O günkü AKP Diyarbakır Milletvekili İhsan Arslan’ı suçluyor, örtülü ödenek parasını kullandığını iddia ediyor, sanıklar aleyhine kullanılması amacıyla çuvallarla sahte belge üretildiğini yer ve adres vererek anlatıyor.
Bu süreçte kendisine Ferhat Sarıkaya isimli savcının yardımcı olduğunu iddia ediyor.

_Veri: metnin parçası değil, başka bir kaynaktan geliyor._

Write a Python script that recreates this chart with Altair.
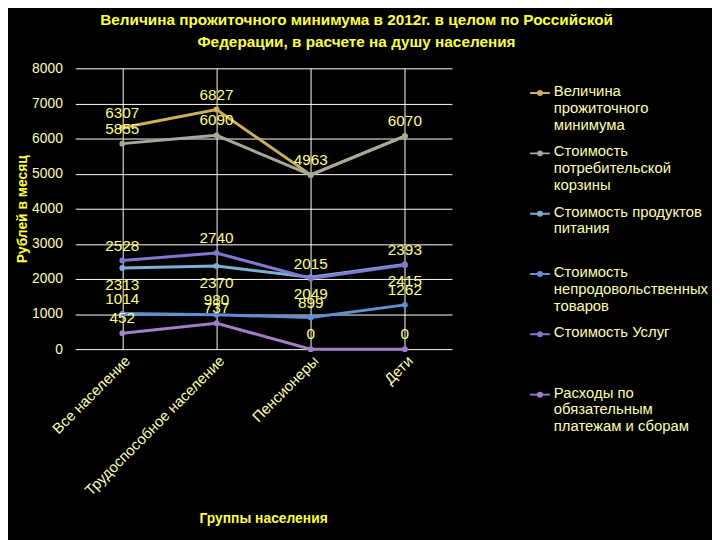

Şimdi ben Adalet Bakanlığı’na soruyorum:
Orhan Aykut’un verdiği bu ifade İstanbul Adliyesi tarafından ciddiye alınıp kendisi sorgulanmış mıdır? Eğer yanıt olumlu ise ifadesi alınmış mıdır?
Ne demiştir? İddiaları ciddi bulunmuş mudur?
İfadesine başvurulmadı ise niçin?..
Ya da Balanlı’nın mektubunda söylediği gibi, acaba bu işin üstü “Adalet” tarafından örtülmüş müdür?Bu olay, yüzlerce Türk subayının tutuklu yargılandığı Balyoz davasında,
“Adaletin” yerine getirilmesiyle doğrudan ilgilidir.
Zahmete gireceklerini hiç sanmam ama, Adalet Bakanlığı’ndan gelecek yanıtı merakla bekleyeceğim.